→ **INSTRUCTION**: Filter the entries below, keeping only lines with the word "React".

═══ LISTED ENTRIES ═══

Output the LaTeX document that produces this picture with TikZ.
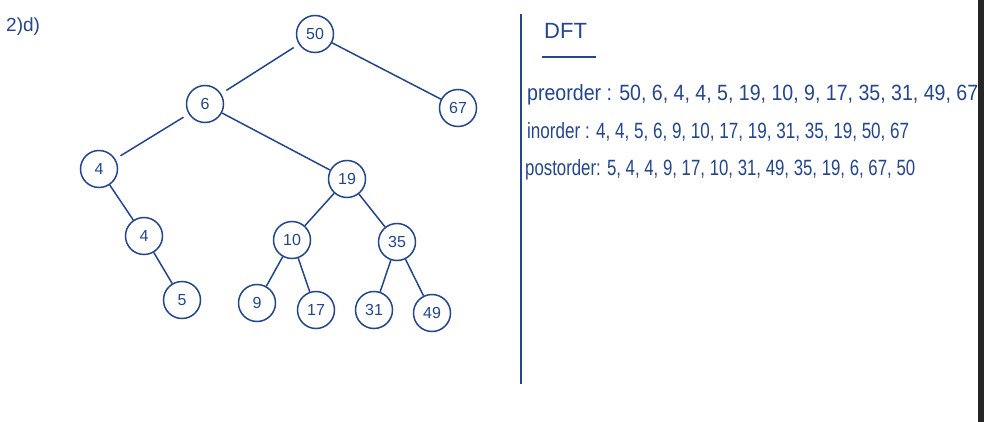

═══
═══ LISTED ENTRIES ═══

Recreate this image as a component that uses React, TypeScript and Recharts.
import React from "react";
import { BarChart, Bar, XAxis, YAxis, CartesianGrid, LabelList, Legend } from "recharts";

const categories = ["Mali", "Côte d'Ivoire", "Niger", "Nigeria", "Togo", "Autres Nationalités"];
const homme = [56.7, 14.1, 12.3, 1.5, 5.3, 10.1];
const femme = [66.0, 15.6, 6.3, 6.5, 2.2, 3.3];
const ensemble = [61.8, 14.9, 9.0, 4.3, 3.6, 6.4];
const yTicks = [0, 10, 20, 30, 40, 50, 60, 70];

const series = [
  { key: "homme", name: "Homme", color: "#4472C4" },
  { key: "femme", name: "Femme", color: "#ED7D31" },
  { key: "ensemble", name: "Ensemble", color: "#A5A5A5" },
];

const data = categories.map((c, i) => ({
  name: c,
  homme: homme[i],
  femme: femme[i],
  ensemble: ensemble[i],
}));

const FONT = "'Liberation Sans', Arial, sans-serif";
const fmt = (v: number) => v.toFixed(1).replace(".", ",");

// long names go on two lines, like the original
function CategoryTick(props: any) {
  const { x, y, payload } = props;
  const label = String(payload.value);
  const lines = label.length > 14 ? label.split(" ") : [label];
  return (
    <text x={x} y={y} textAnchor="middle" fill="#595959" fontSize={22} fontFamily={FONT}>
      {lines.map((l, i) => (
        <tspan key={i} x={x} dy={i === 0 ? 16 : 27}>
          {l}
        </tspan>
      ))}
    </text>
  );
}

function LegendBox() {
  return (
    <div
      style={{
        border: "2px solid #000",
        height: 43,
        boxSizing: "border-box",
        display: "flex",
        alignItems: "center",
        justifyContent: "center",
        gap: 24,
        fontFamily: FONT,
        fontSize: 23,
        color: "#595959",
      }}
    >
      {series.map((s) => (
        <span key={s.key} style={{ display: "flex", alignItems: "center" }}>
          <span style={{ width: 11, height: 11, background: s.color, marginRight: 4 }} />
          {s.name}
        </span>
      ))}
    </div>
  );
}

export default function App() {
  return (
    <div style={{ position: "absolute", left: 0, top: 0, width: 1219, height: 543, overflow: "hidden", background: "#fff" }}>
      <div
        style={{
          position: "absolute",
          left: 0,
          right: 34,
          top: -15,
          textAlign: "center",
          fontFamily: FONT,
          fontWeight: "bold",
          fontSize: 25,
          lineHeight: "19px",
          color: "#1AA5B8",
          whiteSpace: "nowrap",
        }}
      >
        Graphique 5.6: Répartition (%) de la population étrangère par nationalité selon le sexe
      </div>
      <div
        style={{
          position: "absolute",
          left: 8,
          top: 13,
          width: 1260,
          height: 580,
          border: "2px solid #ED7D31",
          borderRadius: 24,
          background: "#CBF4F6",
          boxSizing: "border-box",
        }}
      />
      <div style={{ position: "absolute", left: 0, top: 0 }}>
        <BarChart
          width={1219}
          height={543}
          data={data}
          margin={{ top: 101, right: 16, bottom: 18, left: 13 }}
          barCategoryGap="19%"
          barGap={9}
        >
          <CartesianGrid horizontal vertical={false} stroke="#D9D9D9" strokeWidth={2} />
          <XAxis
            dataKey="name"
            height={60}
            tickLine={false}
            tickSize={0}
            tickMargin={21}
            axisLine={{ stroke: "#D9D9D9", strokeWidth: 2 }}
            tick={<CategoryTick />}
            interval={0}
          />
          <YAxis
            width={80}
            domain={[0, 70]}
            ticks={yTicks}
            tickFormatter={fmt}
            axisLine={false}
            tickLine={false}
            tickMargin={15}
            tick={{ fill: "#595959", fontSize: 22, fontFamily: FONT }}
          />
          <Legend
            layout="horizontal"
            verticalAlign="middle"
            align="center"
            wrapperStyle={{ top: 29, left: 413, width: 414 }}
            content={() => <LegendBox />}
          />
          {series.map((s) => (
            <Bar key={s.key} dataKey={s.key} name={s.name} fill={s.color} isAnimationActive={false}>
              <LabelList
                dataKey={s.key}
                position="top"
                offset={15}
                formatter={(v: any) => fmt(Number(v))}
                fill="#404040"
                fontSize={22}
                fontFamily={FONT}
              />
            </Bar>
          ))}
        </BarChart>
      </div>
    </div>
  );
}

═══
═══ LISTED ENTRIES ═══

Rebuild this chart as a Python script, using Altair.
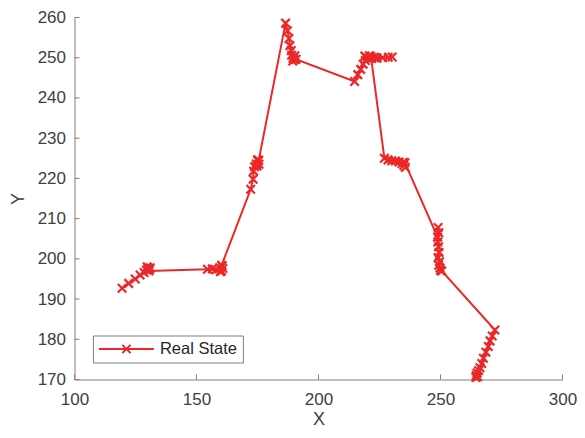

═══

→ **FULL RESPONSE**:
Recreate this image as a component that uses React, TypeScript and Recharts.
import React from "react";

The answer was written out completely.